BEGIN

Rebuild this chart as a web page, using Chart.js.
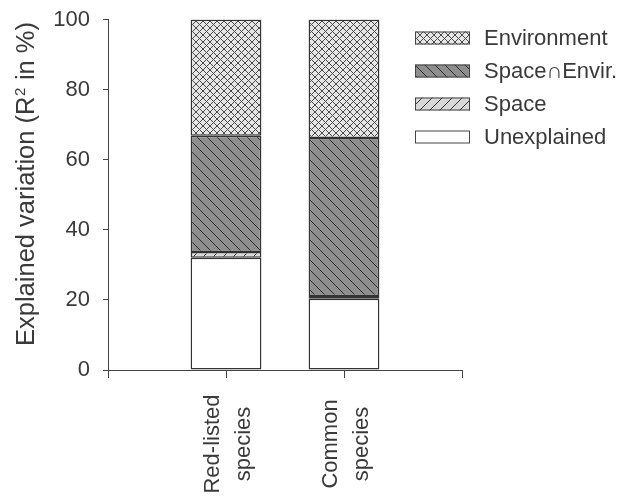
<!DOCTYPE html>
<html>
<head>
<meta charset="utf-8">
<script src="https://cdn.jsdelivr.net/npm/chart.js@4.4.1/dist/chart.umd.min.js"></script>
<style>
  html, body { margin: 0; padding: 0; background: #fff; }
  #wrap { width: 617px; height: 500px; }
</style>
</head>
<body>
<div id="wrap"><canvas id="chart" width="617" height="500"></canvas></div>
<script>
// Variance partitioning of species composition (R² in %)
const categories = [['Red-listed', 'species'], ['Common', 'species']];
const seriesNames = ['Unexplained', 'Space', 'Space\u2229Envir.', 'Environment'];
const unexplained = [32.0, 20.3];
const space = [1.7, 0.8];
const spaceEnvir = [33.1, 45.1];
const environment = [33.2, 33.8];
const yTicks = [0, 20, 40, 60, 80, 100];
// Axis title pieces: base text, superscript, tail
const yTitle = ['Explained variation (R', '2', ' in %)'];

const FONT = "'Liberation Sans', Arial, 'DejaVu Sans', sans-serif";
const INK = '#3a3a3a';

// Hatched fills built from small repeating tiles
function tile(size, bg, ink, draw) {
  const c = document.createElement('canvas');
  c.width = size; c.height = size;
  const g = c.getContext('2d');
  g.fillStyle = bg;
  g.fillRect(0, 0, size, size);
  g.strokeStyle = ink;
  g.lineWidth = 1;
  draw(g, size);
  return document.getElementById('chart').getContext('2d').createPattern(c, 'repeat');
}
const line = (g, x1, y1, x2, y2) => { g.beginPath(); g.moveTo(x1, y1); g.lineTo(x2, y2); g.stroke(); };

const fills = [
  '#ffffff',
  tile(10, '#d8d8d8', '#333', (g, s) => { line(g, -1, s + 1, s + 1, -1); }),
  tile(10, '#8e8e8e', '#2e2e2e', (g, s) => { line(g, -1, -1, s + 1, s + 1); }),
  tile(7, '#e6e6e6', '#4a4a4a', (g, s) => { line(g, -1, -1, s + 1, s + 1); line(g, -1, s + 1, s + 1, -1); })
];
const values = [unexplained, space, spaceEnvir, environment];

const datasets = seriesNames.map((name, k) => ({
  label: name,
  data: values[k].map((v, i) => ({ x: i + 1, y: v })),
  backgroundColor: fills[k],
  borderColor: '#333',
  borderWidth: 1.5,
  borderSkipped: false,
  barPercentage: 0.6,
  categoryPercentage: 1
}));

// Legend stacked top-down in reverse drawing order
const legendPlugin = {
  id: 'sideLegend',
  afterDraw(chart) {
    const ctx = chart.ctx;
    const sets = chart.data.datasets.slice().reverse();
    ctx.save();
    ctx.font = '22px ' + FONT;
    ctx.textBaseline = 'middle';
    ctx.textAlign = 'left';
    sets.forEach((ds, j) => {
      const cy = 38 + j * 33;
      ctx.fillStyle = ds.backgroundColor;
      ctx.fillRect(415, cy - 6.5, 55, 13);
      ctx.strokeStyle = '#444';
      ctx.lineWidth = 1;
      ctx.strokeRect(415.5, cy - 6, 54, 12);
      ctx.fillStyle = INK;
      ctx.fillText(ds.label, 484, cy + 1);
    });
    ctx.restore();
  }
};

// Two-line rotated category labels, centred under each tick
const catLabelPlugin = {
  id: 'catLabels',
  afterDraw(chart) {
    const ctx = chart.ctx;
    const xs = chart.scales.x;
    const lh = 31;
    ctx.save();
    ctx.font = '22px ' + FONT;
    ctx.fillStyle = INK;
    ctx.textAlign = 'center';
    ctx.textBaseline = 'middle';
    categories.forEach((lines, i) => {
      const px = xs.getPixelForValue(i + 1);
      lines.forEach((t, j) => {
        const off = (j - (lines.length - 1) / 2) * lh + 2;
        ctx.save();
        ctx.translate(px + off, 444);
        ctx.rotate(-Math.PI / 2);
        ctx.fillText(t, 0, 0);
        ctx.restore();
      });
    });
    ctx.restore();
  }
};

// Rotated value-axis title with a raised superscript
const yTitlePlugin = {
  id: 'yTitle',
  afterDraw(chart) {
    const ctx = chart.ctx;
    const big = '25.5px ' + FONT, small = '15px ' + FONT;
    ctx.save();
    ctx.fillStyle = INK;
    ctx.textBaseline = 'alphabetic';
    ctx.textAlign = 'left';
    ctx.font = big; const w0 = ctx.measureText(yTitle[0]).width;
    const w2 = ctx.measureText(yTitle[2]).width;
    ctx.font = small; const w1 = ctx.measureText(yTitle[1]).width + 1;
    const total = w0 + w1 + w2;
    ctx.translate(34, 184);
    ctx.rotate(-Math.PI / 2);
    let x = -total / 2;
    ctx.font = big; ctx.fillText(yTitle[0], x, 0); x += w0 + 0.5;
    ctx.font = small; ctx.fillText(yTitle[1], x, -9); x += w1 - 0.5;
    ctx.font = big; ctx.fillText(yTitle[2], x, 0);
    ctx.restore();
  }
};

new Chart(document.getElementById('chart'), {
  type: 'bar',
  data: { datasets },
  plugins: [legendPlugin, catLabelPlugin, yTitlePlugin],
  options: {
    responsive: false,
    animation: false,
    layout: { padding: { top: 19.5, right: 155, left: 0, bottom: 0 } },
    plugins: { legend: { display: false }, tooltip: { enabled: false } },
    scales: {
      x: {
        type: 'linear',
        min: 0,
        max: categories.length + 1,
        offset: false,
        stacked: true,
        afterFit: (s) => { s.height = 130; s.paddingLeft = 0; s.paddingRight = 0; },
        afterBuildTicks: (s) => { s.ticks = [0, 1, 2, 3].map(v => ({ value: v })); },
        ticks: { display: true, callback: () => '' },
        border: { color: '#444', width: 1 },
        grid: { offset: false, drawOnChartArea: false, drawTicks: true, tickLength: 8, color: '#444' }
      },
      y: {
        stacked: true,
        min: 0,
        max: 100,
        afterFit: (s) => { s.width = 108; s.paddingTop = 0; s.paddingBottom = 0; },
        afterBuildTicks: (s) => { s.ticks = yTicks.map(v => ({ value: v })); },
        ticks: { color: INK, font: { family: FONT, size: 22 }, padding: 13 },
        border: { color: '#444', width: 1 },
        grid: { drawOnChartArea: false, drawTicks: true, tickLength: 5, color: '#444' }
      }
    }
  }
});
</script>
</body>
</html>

END

Pictures stay out. Print the data exactly, from its first line through the line containing "const values = [unexplained, space, spaceEnvir, environment];".

▸ **Written solution**:
Rebuild this chart as a web page, using Chart.js.
<!DOCTYPE html>
<html>
<head>
<meta charset="utf-8">
<script src="https://cdn.jsdelivr.net/npm/chart.js@4.4.1/dist/chart.umd.min.js"></script>
<style>
  html, body { margin: 0; padding: 0; background: #fff; }
  #wrap { width: 617px; height: 500px; }
</style>
</head>
<body>
<div id="wrap"><canvas id="chart" width="617" height="500"></canvas></div>
<script>
// Variance partitioning of species composition (R² in %)
const categories = [['Red-listed', 'species'], ['Common', 'species']];
const seriesNames = ['Unexplained', 'Space', 'Space\u2229Envir.', 'Environment'];
const unexplained = [32.0, 20.3];
const space = [1.7, 0.8];
const spaceEnvir = [33.1, 45.1];
const environment = [33.2, 33.8];
const yTicks = [0, 20, 40, 60, 80, 100];
// Axis title pieces: base text, superscript, tail
const yTitle = ['Explained variation (R', '2', ' in %)'];

const FONT = "'Liberation Sans', Arial, 'DejaVu Sans', sans-serif";
const INK = '#3a3a3a';

// Hatched fills built from small repeating tiles
function tile(size, bg, ink, draw) {
  const c = document.createElement('canvas');
  c.width = size; c.height = size;
  const g = c.getContext('2d');
  g.fillStyle = bg;
  g.fillRect(0, 0, size, size);
  g.strokeStyle = ink;
  g.lineWidth = 1;
  draw(g, size);
  return document.getElementById('chart').getContext('2d').createPattern(c, 'repeat');
}
const line = (g, x1, y1, x2, y2) => { g.beginPath(); g.moveTo(x1, y1); g.lineTo(x2, y2); g.stroke(); };

const fills = [
  '#ffffff',
  tile(10, '#d8d8d8', '#333', (g, s) => { line(g, -1, s + 1, s + 1, -1); }),
  tile(10, '#8e8e8e', '#2e2e2e', (g, s) => { line(g, -1, -1, s + 1, s + 1); }),
  tile(7, '#e6e6e6', '#4a4a4a', (g, s) => { line(g, -1, -1, s + 1, s + 1); line(g, -1, s + 1, s + 1, -1); })
];
const values = [unexplained, space, spaceEnvir, environment];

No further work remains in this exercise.